I used to think Canada lacked “culture” and the romanticism of European countries like France, Italy, and Spain. Canada is often seen by the international community as sort of the dorky cousin, big and awkward, constantly apologizing for everything, lacking a backbone or edge.
But with so much tragedy, political and social unrest and injustices, and inhumane behaviour spanning the globe, more and more I am realizing, and am truly grateful for, the many blessings and gifts living in Canada has afforded me. Yes, we have our problems. Yes, the political system here isn’t always ideal. Yes, our healthcare system has an endless array of flaws. But we HAVE universal healthcare, and we have for the most part, leaders who at least acknowledge the incredible diversity of inhabitants that make up the gorgeous mosaic that IS our Canadian culture. We have innovators and artists, creators, and cultivators. And if that isn’t a recipe for “culture” than I don’t know what is.

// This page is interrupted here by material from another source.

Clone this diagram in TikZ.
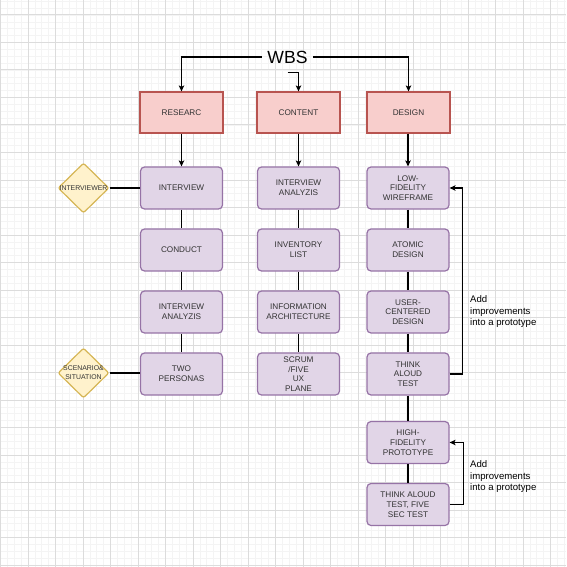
\documentclass[tikz,border=0pt]{standalone}
\usepackage{fontspec}
\setmainfont{Liberation Sans}
\usetikzlibrary{arrows.meta,shapes.geometric}
\definecolor{redfill}{HTML}{F8CECC}
\definecolor{redline}{HTML}{B85450}
\definecolor{purplefill}{HTML}{E1D5E7}
\definecolor{purpleline}{HTML}{9673A6}
\definecolor{yellowfill}{HTML}{FFF2CC}
\definecolor{yellowline}{HTML}{D6B656}
\definecolor{txt}{HTML}{333333}
\definecolor{minorgrid}{HTML}{F4F4F4}
\definecolor{majorgrid}{HTML}{DCDCDC}
\begin{document}
\begin{tikzpicture}[x=1pt,y=-1pt,
  boxfont/.style={font=\fontsize{8.2}{9.7}\selectfont, text=txt},
  redbox/.style={draw=redline, fill=redfill, line width=1.2pt, minimum width=83pt, minimum height=41pt, inner sep=0pt, align=center, boxfont},
  purplebox/.style={draw=purpleline, fill=purplefill, rounded corners=4pt, line width=1.2pt, minimum width=82pt, minimum height=42pt, inner sep=0pt, align=center, boxfont},
  decision/.style={diamond, draw=yellowline, fill=yellowfill, line width=1.2pt, rounded corners=2pt, minimum width=51pt, minimum height=50pt, inner sep=0pt},
  dlabel/.style={font=\fontsize{6.9}{9}\selectfont, text=txt, align=center, inner sep=0pt},
  conn/.style={line width=1.2pt, black},
  arr/.style={conn, -{Stealth[length=6pt,width=5.5pt,inset=1.5pt]}},
  note/.style={align=left, inner sep=0pt, font=\fontsize{9.6}{11.5}\selectfont, anchor=west, text=black}
]
\useasboundingbox (0,0) rectangle (566,567);
% grid
\foreach \k in {0,...,82} {
  \draw[minorgrid, line width=0.7pt] ({0.5+6.875*\k},0) -- ({0.5+6.875*\k},567);
  \draw[minorgrid, line width=0.7pt] (0,{1.25+6.875*\k}) -- (566,{1.25+6.875*\k});
}
\foreach \k in {0,...,20} {
  \draw[majorgrid, line width=1pt] ({0.5+27.5*\k},0) -- ({0.5+27.5*\k},567);
  \draw[majorgrid, line width=1pt] (0,{15+27.5*\k}) -- (566,{15+27.5*\k});
}

% title
\node[minimum width=51pt, minimum height=30pt, inner sep=0pt, font=\fontsize{17.6}{20}\selectfont, text=black] (wbs) at (287.5,57) {WBS};

% headers
\node[redbox] (res) at (181.5,112.5) {RESEARC};
\node[redbox] (con) at (298.5,112.5) {CONTENT};
\node[redbox] (des) at (408.5,112.5) {DESIGN};

% research column
\node[purplebox] (r1) at (181.5,188) {INTERVIEW};
\node[purplebox] (r2) at (181.5,250) {CONDUCT};
\node[purplebox] (r3) at (181.5,312) {INTERVIEW\\ANALYZIS};
\node[purplebox] (r4) at (181.5,374) {TWO\\PERSONAS};

% content column
\node[purplebox] (c1) at (298.5,188) {INTERVIEW\\ANALYZIS};
\node[purplebox] (c2) at (298.5,250) {INVENTORY\\LIST};
\node[purplebox] (c3) at (298.5,312) {INFORMATION\\ARCHITECTURE};
\node[purplebox] (c4) at (298.5,374) {SCRUM\\/FIVE\\UX\\PLANE};

% design column
\node[purplebox] (d1) at (408,188) {LOW-\\FIDELITY\\WIREFRAME};
\node[purplebox] (d2) at (408,250) {ATOMIC\\DESIGN};
\node[purplebox] (d3) at (408,312) {USER-\\CENTERED\\DESIGN};
\node[purplebox] (d4) at (408,374) {THINK\\ALOUD\\TEST};
\node[purplebox] (d5) at (408,442.5) {HIGH-\\FIDELITY\\PROTOTYPE};
\node[purplebox] (d6) at (408,504.5) {THINK ALOUD\\TEST, FIVE\\SEC TEST};

% decisions
\node[decision, label={[dlabel]center:INTERVIEWER}] (q1) at (83.5,188) {};
\node[decision, label={[dlabel]center:{SCENARIO\&\\SITUATION}}] (q2) at (83.5,373) {};

% notes
\node[note] (n1) at (470,312) {Add\\improvements\\into a prototype};
\node[note] (n2) at (470,477) {Add\\improvements\\into a prototype};

% connectors
\draw[arr] (wbs.west) -| (res.north);
\draw[arr] (wbs.east) -| (des.north);
\draw[arr] (wbs.south) -| (con.north);
\draw[arr] (res.south) -- (r1.north);
\draw[arr] (con.south) -- (c1.north);
\draw[arr] (des.south -| d1.north) -- (d1.north);
\draw[conn] (r1) -- (r2) (r2) -- (r3) (r3) -- (r4);
\draw[conn] (c1) -- (c2) (c2) -- (c3) (c3) -- (c4);
\draw[conn] (d1) -- (d2) (d2) -- (d3) (d3) -- (d4) (d4) -- (d5) (d5) -- (d6);
\draw[conn] (q1.east) -- (r1.west);
\draw[conn] (q2.east) -- (q2.east -| r4.west);
\draw[arr] (d4.east) -- ++(12.5,0) |- (d1.east);
\draw[arr] (d6.east) -- ++(14,0) |- (d5.east);
\end{tikzpicture}
\end{document}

Of course I could lay out a long list of notable Canadians and contributors to society, or even the goods and inventions that were born from our belly, but instead today I celebrate the beauty and abundance of our land, the relative safety and peace so many Canadian citizens are afforded, the awe-inspiring diversity of not only our physical spaces, but also our communities and individuals, and the rich history of the aboriginal peoples who lived, loved, and cultivated this land long before settlers arrived. Once again, I know we have current issues and historical devastations. There is still so much work that has to be done to undo the damage of colonialism. There is still so much work that has to be done to protect our natural spaces. There is poverty and unemployment, and housing issues, and political frustrations, but there’s no place in the world I’d rather call my home-base, and no nationality I’d rather refer to myself as other than "Canadian".
With that little rant of Canadian-pride in mind, I thought I’d introduce you to my most recent cocktail creation...The Canadiana G+T.
While the Gin and Tonic is a British invention, I’ve included some twists and turns from the classic to make it a tad more local-feeling...
The gin is from a distillery in Shirley BC, about an hour's drive from my hometown of Victoria on Vancouver Island.
The tonic is made by a collaboration between two other BC-based companies, Phillips Brewery, and Silk Road Tea, and has infusions of lavender, rose hip, lemongrass and orange peel, which as they say “offers a sophisticated depth of flavour that’s refreshingly approachable.” Couldn’t agree more!
Some muddled raspberries give it a decidedly “Canadian” red hue (they’re also in season throughout many parts of the country at this time of year), and the charred cedar bitters by another Canadian company, Black Cloud, provides a subtle nod to the abundance of cedar trees that span our vast country, so honoured and revered by the indigenous peoples of this land.
Finally, I couldn't resist tossing in a a little bit of maple syrup, which offer some much-welcomed sweetness for mid-summer celebrations.
Cheers to Canada, and cheers to all my fellow Canadians!
*Makes one cocktail
- 1-2 ounces Sheringham Gin
- 2-3 tsp pure maple syrup
- A few fresh raspberries
- A few drops of Black Cloud Charred Cedar bitters
- About ½ cup Phillips Philosopher’s Brew Tonic (depending on how big your glass is and how strong you like your cocktails)
- A few cubes of ice
- Optional: Sprig of rosemary for garnish
- In a rocks glass of choice, muddle your strawberries and add a few cubes of ice.
- Pour in the gin, maple syrup, and a couple drops of the bitters to taste.
- Top off your glass with the tonic, give it a quick stir, and garnish with rosemary, or simply enjoy as is!